Faminov había visto muchas veces la muerte de cerca. Sabía lo que era sentir la presión y el calor de una explosión cercana, el golpe de una bala o esquirla, el dolor, el entumecimiento después de haber sangrado por alguna herida. Sin embargo, nada de eso lo había preparado para lo que pasó a continuación. El miedo se apoderó de su cuerpo, como si se tratara de un niño teniendo una pesadilla horrible. La sensación fría del pavor comenzó a recorrer su espina dorsal, deslizándose como una ponzoña en cada rincón de su ser. Pero eso no era lo peor. Horrorizado, notó que era incapaz de mover músculo alguno, incluido su diafragma. Sus intentos por hacer llegar aire a sus pulmones eran desesperadamente inútiles.
Estaba paralizado.
Anastasia rodeó el escritorio sin quitar los ojos de su presa, mientras sus dedos índice y medio acariciaban la madera del mueble. De repente, explotó. De sus gritos con voz aguda e infantil, emanaba una autoridad insana, paranormal.
—¡Esta "Operación Especial", como a ustedes les gusta llamarla, comenzó sin MI autorización! ¡Con MI Ejército! ¡MIS tanques! ¡MIS soldados! ¡Y es MI país, el que YO salvé del desplome que causaron inútiles como usted, el que ahora está siendo sancionado y está al borde del colapso! ¡Y lo vengo salvando desde que usted usaba pañales! ¡No, mejor aún, desde que SU PADRE usaba pañales! ¿¡Y usted tiene el DESCARO de venir a sacar pecho, dándoselas de protector de la Patria, cuando no es más que un ser inepto, ridículo e inoperante!?
A continuación, la niña rubia apoyó con suavidad las palmas sobre la mesa: un gesto divertido e infantil, que parecía no estar acorde a su rabieta anterior. Tras un saltito, apoyó su pequeño trasero sobre el borde del mueble. Ahora, la altura de su mirada estaba al mismo nivel que la de Faminov.
—¿Se siente bien, coronel?
Al instante, Faminov salió del estado de shock, e inhaló una enorme bocanada de aire. De sus cuencas oculares bajaban hilillos de agua tibia y salada. Hubiera jurado que eso fue un ataque de pánico, una pesadilla en vigilia, pero notó que los otros dos soldados también se veían asustados.

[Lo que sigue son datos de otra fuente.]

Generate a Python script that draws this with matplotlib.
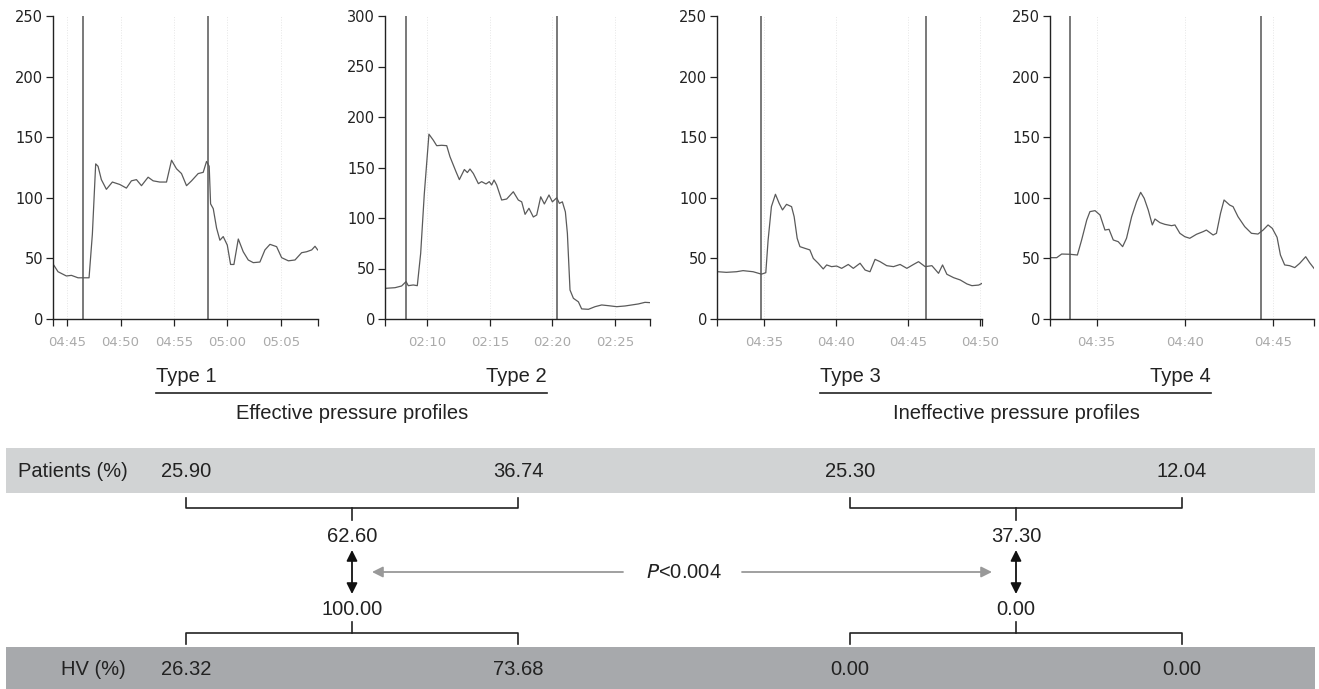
import matplotlib
matplotlib.use("Agg")
import matplotlib.pyplot as plt
from matplotlib.patches import Rectangle
from matplotlib.ticker import FuncFormatter

plt.rcParams["font.family"] = ["Liberation Sans", "DejaVu Sans"]

# pressure traces, time in minutes past the hour
t1 = [43.75, 44.16, 44.94, 45.41, 46.03, 46.50, 47.06, 47.37, 47.68, 47.90, 48.21, 48.68,
      49.24, 49.93, 50.55, 51.02, 51.49, 51.96, 52.58, 53.05, 53.67, 54.30, 54.77, 55.23,
      55.70, 56.17, 56.64, 57.26, 57.73, 58.04, 58.29, 58.42, 58.67, 58.98, 59.29, 59.60,
      59.98, 60.29, 60.60, 61.01, 61.47, 61.94, 62.41, 63.03, 63.50, 63.97, 64.59, 65.06,
      65.69, 66.31, 66.93, 67.40, 67.87, 68.18, 68.43]
p1 = [44.6, 39, 35.5, 36, 34, 34, 34, 70, 128, 126, 115, 107,
      113, 111, 108, 114, 115, 110, 117, 114, 113, 113, 131, 124,
      120, 110, 114, 120, 121, 130, 126, 95, 91, 75, 65, 68,
      61, 45, 45, 66, 55.5, 48.7, 46.5, 47, 57, 61.6, 59.7, 50.6,
      48, 48.7, 54.7, 55.5, 57, 60, 57]

t2 = [6.70, 7.42, 7.95, 8.30, 8.48, 8.88, 9.20, 9.47, 9.76, 10.13, 10.48, 10.75,
      11.15, 11.55, 11.81, 12.29, 12.56, 12.96, 13.20, 13.41, 13.68, 14.08, 14.34, 14.69,
      14.95, 15.14, 15.33, 15.54, 15.94, 16.34, 16.87, 17.27, 17.54, 17.81, 18.12, 18.47,
      18.74, 19.06, 19.35, 19.72, 19.99, 20.34, 20.55, 20.79, 21.03, 21.19, 21.40, 21.67,
      22.07, 22.33, 22.87, 23.40, 23.93, 24.46, 25.13, 25.80, 26.33, 26.86, 27.39, 27.79]
p2 = [30.4, 31, 32.7, 37, 33, 33.7, 33, 65, 124, 183, 177, 171.6,
      172, 171.6, 160.7, 145.9, 138, 148, 145, 148.5, 144, 134, 136, 133.7,
      136, 132.7, 137.6, 132.7, 117.8, 118.8, 126, 117.8, 116, 103.6, 109.6, 101,
      103, 121, 113.9, 122.8, 116, 120, 114.5, 116, 106, 84.8, 28.7, 20.5,
      17, 10, 9.6, 12.2, 13.9, 13.2, 12.2, 12.9, 13.9, 14.9, 16.5, 16.2]

t3 = [31.82, 32.40, 33.10, 33.56, 34.26, 34.84, 35.14, 35.30, 35.53, 35.81, 36.07, 36.30,
      36.58, 36.93, 37.11, 37.32, 37.51, 37.86, 38.20, 38.44, 38.78, 39.13, 39.37, 39.71,
      40.06, 40.41, 40.87, 41.22, 41.69, 42.04, 42.38, 42.73, 43.08, 43.54, 44.01, 44.47,
      44.94, 45.40, 45.75, 46.21, 46.68, 47.14, 47.42, 47.72, 48.19, 48.65, 49.12, 49.46,
      49.93, 50.16]
p3 = [39, 38.5, 39, 39.9, 39, 37, 38.2, 65, 92.7, 102.9, 95.4, 90,
      94.6, 92.7, 84.4, 66.6, 59.7, 58.3, 57, 50, 46, 41.3, 44.6, 43.2,
      43.7, 41.8, 45, 41.8, 46, 40.4, 39, 49.2, 47.3, 44, 43.2, 45,
      41.8, 45, 47.3, 43.2, 44, 37.7, 44.6, 36.9, 34.1, 32.2, 28.9, 27.5,
      28, 29.4]

t4 = [32.40, 32.74, 33.02, 33.49, 33.91, 34.15, 34.44, 34.62, 34.91, 35.19, 35.47, 35.70,
      35.94, 36.22, 36.47, 36.69, 36.98, 37.26, 37.49, 37.69, 37.92, 38.15, 38.30, 38.58,
      38.86, 39.24, 39.43, 39.71, 39.99, 40.27, 40.65, 41.03, 41.21, 41.59, 41.78, 42.01,
      42.21, 42.53, 42.72, 43.00, 43.38, 43.76, 44.13, 44.42, 44.70, 44.94, 45.21, 45.40,
      45.64, 45.92, 46.21, 46.49, 46.83, 47.05, 47.30]
p4 = [50.6, 50.6, 53.6, 53.4, 52.8, 65.2, 81.7, 88.6, 89.4, 85.8, 73.4, 74,
      65.2, 63.8, 59.7, 66.6, 84.4, 96.8, 104.5, 99.6, 89.9, 77.6, 82.5, 79.5,
      78.1, 77, 77.6, 70.7, 67.9, 66.6, 69.9, 72.1, 73.4, 69.3, 70.7, 87.2,
      98.2, 94, 92.7, 84.4, 76.2, 70.7, 70.1, 73.4, 77.6, 74.8, 67.4, 52.8,
      44.6, 44, 42.4, 45.9, 51.4, 46.5, 41.8]

# event markers (vertical lines)
marks1 = [46.50, 58.20]
marks2 = [8.27, 20.34]
marks3 = [34.79, 46.26]
marks4 = [33.51, 44.32]

hours = [4, 2, 4, 4]
ymax = [250, 300, 250, 250]
xticks = [[45, 50, 55, 60, 65], [10, 15, 20, 25], [35, 40, 45, 50], [35, 40, 45]]
xlims = [(43.69, 68.46), (6.62, 27.79), (31.75, 50.16), (32.36, 47.30)]

# table
types = ["Type 1", "Type 2", "Type 3", "Type 4"]
groups = ["Effective pressure profiles", "Ineffective pressure profiles"]
patients = ["25.90", "36.74", "25.30", "12.04"]
hv = ["26.32", "73.68", "0.00", "0.00"]
patients_group = ["62.60", "37.30"]
hv_group = ["100.00", "0.00"]
p_text = "$\\it{P}$<0.004"

W, H = 1319, 689
fig = plt.figure(figsize=(W / 100, H / 100), dpi=100)

ink = "#222222"
fs = 14.5

# lower part: table drawn in pixel layout
tab = fig.add_axes([0, 0, 1, 1])
tab.set_xlim(0, W)
tab.set_ylim(H, 0)
tab.axis("off")

col_x = [186, 518, 850, 1182]
tab.add_patch(Rectangle((6, 448), 1309, 45, color="#d1d3d4", lw=0))
tab.add_patch(Rectangle((6, 647), 1309, 42, color="#a7a9ac", lw=0))
tab.text(18, 477, "Patients (%)", ha="left", va="baseline", fontsize=fs, color=ink)
tab.text(126, 675, "HV (%)", ha="right", va="baseline", fontsize=fs, color=ink)

for i in range(4):
    tab.text(col_x[i], 477, patients[i], ha="center", va="baseline", fontsize=fs, color=ink)
    tab.text(col_x[i], 675, hv[i], ha="center", va="baseline", fontsize=fs, color=ink)

centers = []
for g in range(2):
    xa, xb = col_x[2 * g], col_x[2 * g + 1]
    xc = (xa + xb) / 2
    centers.append(xc)
    x0, x1 = xa - 30, xb + 29
    tab.text(x0, 382, types[2 * g], ha="left", va="baseline", fontsize=fs, color=ink)
    tab.text(x1, 382, types[2 * g + 1], ha="right", va="baseline", fontsize=fs, color=ink)
    tab.plot([x0, x1], [393, 393], color=ink, lw=1.2)
    tab.text(xc, 419, groups[g], ha="center", va="baseline", fontsize=fs, color=ink)

    # upper bracket
    tab.plot([xa, xa, xb, xb], [498, 508, 508, 498], color=ink, lw=1.2)
    tab.plot([xc, xc], [508, 520], color=ink, lw=1.2)
    tab.text(xc, 542, patients_group[g], ha="center", va="baseline", fontsize=fs, color=ink)
    tab.annotate("", xy=(xc, 550), xytext=(xc, 594),
                 arrowprops=dict(arrowstyle="<|-|>", color="#111111", lw=1.3,
                                 mutation_scale=16, shrinkA=0, shrinkB=0))
    tab.text(xc, 615, hv_group[g], ha="center", va="baseline", fontsize=fs, color=ink)
    # lower bracket
    tab.plot([xc, xc], [622, 633], color=ink, lw=1.2)
    tab.plot([xa, xa, xb, xb], [644, 633, 633, 644], color=ink, lw=1.2)

pc = (centers[0] + centers[1]) / 2
tab.text(pc, 578, p_text, ha="center", va="baseline", fontsize=fs, color=ink)
gray = "#999999"
tab.annotate("", xy=(centers[0] + 20, 572), xytext=(pc - 61, 572),
             arrowprops=dict(arrowstyle="-|>", color=gray, lw=1.3, mutation_scale=16,
                             shrinkA=0, shrinkB=0))
tab.annotate("", xy=(centers[1] - 24, 572), xytext=(pc + 58, 572),
             arrowprops=dict(arrowstyle="-|>", color=gray, lw=1.3, mutation_scale=16,
                             shrinkA=0, shrinkB=0))

# pressure panels
lefts = [53, 385, 717, 1050]
rights = [318, 650, 982, 1314]
top, bottom = 16, 319
traces = [(t1, p1), (t2, p2), (t3, p3), (t4, p4)]
marks = [marks1, marks2, marks3, marks4]

for k in range(4):
    ax = fig.add_axes([lefts[k] / W, (H - bottom) / H,
                       (rights[k] - lefts[k]) / W, (bottom - top) / H])
    ax.patch.set_alpha(0)
    t, p = traces[k]
    ax.plot(t, p, color="#5a5a5a", lw=0.9)
    for m in marks[k]:
        ax.axvline(m, color="#555555", lw=1.1)
    ax.set_xlim(*xlims[k])
    ax.set_ylim(0, ymax[k])
    ax.set_yticks(range(0, ymax[k] + 1, 50))
    ax.set_xticks(xticks[k])
    ax.set_xticks(list(xlims[k]), minor=True)
    h = hours[k]
    ax.xaxis.set_major_formatter(FuncFormatter(
        lambda v, pos, h=h: f"{h + int(round(v)) // 60:02d}:{int(round(v)) % 60:02d}"))
    ax.grid(axis="x", linestyle=":", color="#e6e6e6", lw=0.7)
    for s in ["top", "right"]:
        ax.spines[s].set_visible(False)
    for s in ["left", "bottom"]:
        ax.spines[s].set_color(ink)
        ax.spines[s].set_linewidth(1.0)
    ax.tick_params(axis="both", which="both", direction="out", length=5, width=0.9, color=ink)
    ax.tick_params(axis="x", which="both", labelcolor="#aaaaaa", pad=7, labelsize=9.5)
    ax.tick_params(axis="y", labelcolor=ink, pad=2, labelsize=10.5)
    for lab in ax.get_xticklabels() + ax.get_yticklabels():
        lab.set_family("DejaVu Sans")

fig.savefig("out.png", dpi=100)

Anastasia continuó, con total calma.
—Pero... ¿Qué responsabilidad real puede tener un Coronel como usted? Para decir las cosas como son, usted no es más que un eslabón de una vieja cadena carcomida por la podredumbre, que tan bien representa la "Gran Calamidad": o sea, su raza pestilente, señor Faminov. Puesto de otra manera, ustedes son tan ineptos como limitados son sus genes. Pero... ¿sabe una cosa? —dijo sonriendo—. Hasta las bestias salvajes pueden ser adiestradas usando los condicionamientos adecuados, y es justamente ahí donde usted me puede ser de gran ayuda. Coronel —confesó haciendo una coqueta caída de ojos—, para serle sincera, lo convoqué para pedirle un favor, si fuera tan amable. ¿Sería capaz de hacer algo por mí?
Faminov, viéndose una vez más esperanzado, respondió rápidamente.
—¡Sí! Por supuesto... ¡Lo que usted desee, señorita Romanova!
—No esperaba menos de un oficial de la Federación Rusa —declaró Anastasia, mirando con satisfacción a uno de sus temerosos soldados. Sus retorcidas sonrisas volvieron a sus caras por un instante.
—Bien —prosiguió—, diríjase a la cocina. El guardia al final del pasillo va a guiarlo; pregúntele con confianza. Y cuando esté allí, pida que le den un frasco mediano de aproximadamente un litro de capacidad.
—¿Un...frasco?
—Si, un...frasco, un frasco de vidrio para ser exactos. ¿Puede hacer eso?
—Pues claro, señorita Romanova. Lo haré.
A esas alturas Faminov ya no sabía que pensar.
Prefería no hacerlo.
Nota al pie:
(1) Aunque parezca mentira, en algunas FFAA se prefiere el uso de documentos redactados en máquinas de escribir eléctricas, para evitar sus copias digitales y posibles filtraciones.